While Portland teacher Fatimah Santon reports to her teacher’s post at Hillside Primary School this week, her eight-year-old daughter A’Ishah will start Grade 2 at Montague Drive Primary School.
Ms Santon, now 24, was just 16 and in Grade 10 when she gave birth to A’Ishah.
It has been a long journey since then but Ms Santon has not given up her quest for a good education and to uplift her family.
In 2010, on January 18, Fatimah started Grade 10 at the School of Hope then based in Bridgetown (“Matric mom, 19, gets A for perseverance,” Plainsman, January 9 2013).
School of Hope, now based in Observatory, is a registered special-needs school that provides hope through education for at risk and vulnerable youth.
“A’Ishah, my baby, was only two weeks old when I went back to school,” she said.
Fatimah matriculated in 2012 with three distinctions, while caring for her two-year-old daughter.
“I did not know what I wanted to study. All I knew was I wanted to study,” she said.
“I had my daughter. I needed ‘something’ behind my name,” she said.
She spent her first year at Stellenbosch University doing psychology, geology, political science and psychology. She was a first generation bursary recipient as she was the first in her family to attend university.
Her parents sell fruit and vegetables and Fatimah hopes with her education, she could improve her work status to care for her family.
“After the first semester I wasn’t too happy with my results and went to see a psychologist and discovered I have a passion for education,” she said.
“From 2014 I started afresh with a Bachelor of Education degree.With a Funza Lushaka Bursary, I was able to stay in residence a second year but I returned to my mom’s house the following year,” she said.
The bursary aims to promote teaching as a profession and enable applicants to complete a qualification in an area of national priority.
Bursary recipients must teach at a public school for the same number of years that they received the bursary.
Ms Santon graduated last year, applied to two other schools but got a call from Hillside Primary School, in Rocklands, to come for an interview.

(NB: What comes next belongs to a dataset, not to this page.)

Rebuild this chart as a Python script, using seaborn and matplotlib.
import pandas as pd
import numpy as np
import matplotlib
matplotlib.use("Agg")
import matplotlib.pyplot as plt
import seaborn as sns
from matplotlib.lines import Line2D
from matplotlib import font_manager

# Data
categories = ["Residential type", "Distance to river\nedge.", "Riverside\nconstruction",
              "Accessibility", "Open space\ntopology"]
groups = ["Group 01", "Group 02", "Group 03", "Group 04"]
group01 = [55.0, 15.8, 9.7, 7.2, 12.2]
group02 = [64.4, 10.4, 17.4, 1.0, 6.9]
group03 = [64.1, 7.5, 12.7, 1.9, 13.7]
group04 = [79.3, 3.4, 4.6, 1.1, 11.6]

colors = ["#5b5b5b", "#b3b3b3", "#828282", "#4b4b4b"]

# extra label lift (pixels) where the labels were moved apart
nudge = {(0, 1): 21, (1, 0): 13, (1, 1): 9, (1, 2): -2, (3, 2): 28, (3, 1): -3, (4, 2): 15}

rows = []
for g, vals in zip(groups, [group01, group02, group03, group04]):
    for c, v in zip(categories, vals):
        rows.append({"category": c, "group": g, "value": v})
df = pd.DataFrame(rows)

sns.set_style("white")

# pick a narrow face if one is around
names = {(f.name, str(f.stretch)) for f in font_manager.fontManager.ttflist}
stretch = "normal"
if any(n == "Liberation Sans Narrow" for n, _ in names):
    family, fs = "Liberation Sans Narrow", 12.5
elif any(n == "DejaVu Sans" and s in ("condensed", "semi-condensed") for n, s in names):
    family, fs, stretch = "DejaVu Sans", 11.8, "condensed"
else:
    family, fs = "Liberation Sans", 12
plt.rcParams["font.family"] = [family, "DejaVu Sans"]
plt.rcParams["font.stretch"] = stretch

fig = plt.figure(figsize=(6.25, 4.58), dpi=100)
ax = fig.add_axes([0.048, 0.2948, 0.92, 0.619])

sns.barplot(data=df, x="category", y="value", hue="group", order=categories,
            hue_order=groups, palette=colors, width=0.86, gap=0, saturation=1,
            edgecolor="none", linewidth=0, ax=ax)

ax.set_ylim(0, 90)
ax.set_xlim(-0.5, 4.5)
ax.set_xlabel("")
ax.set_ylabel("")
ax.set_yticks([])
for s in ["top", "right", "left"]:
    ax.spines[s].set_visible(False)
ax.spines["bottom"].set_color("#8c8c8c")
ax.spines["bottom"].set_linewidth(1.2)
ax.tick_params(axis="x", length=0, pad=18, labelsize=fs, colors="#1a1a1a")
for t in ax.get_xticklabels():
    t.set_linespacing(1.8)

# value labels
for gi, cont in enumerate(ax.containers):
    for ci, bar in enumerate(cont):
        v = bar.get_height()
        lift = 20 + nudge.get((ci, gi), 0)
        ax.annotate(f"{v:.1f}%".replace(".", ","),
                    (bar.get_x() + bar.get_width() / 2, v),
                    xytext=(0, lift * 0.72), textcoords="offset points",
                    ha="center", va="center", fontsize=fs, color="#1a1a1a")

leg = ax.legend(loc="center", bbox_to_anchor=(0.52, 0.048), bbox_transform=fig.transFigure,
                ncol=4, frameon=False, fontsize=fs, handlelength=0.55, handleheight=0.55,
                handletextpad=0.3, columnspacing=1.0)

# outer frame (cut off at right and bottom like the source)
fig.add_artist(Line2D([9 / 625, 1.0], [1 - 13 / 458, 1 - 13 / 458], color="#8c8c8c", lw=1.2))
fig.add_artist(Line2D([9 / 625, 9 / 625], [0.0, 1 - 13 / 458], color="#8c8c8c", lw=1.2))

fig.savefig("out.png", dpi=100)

She started her first job at the Rocklands school on Monday January 15.
Between the age of three and last year A’Ishah had been living with Ms Santon’s aunt Zuwayba Nazier and uncle Gasant, in Steenberg.
“I would visit and spend as much time as I could with her,” she said.
Ms Santon said she is forever grateful for their help in raising A’Ishah. “She completed Grade 1 excellently,” glowed Fatimah.
Today, Wednesday January 17, A’Ishah, starts Grade 2 at Montague Drive Primary School, in Portland.
“Life is always going to be hard. We are faced with challenges everyday. Every day everybody is at risk. It is up to us if we are willing to take the risk do something right or something wrong,” said Ms Santon.
She said teenage mothers should just push forward and “use those negative comments to push you to prove you can do it”.
“I’m in a position to teach others to survive or overcome teenage pregnancy.
“Teenage pregnancy is a big problem but it does not have to be the end. Push those troubles away and break the stigma – anything is possible,” she said.
Ms Santon got married in December and is living with her parents.
She wants to be settled in at home and at work before setting her sights on studying educational psychology.
Ms Santon has also been an inspiration to her sister Gafeetha, who took eight years to kick her drug habit and who is now a part-time University of Cape Town (UCT) student.
She is due to finish a two-year Higher Certificate in Adult Education this year.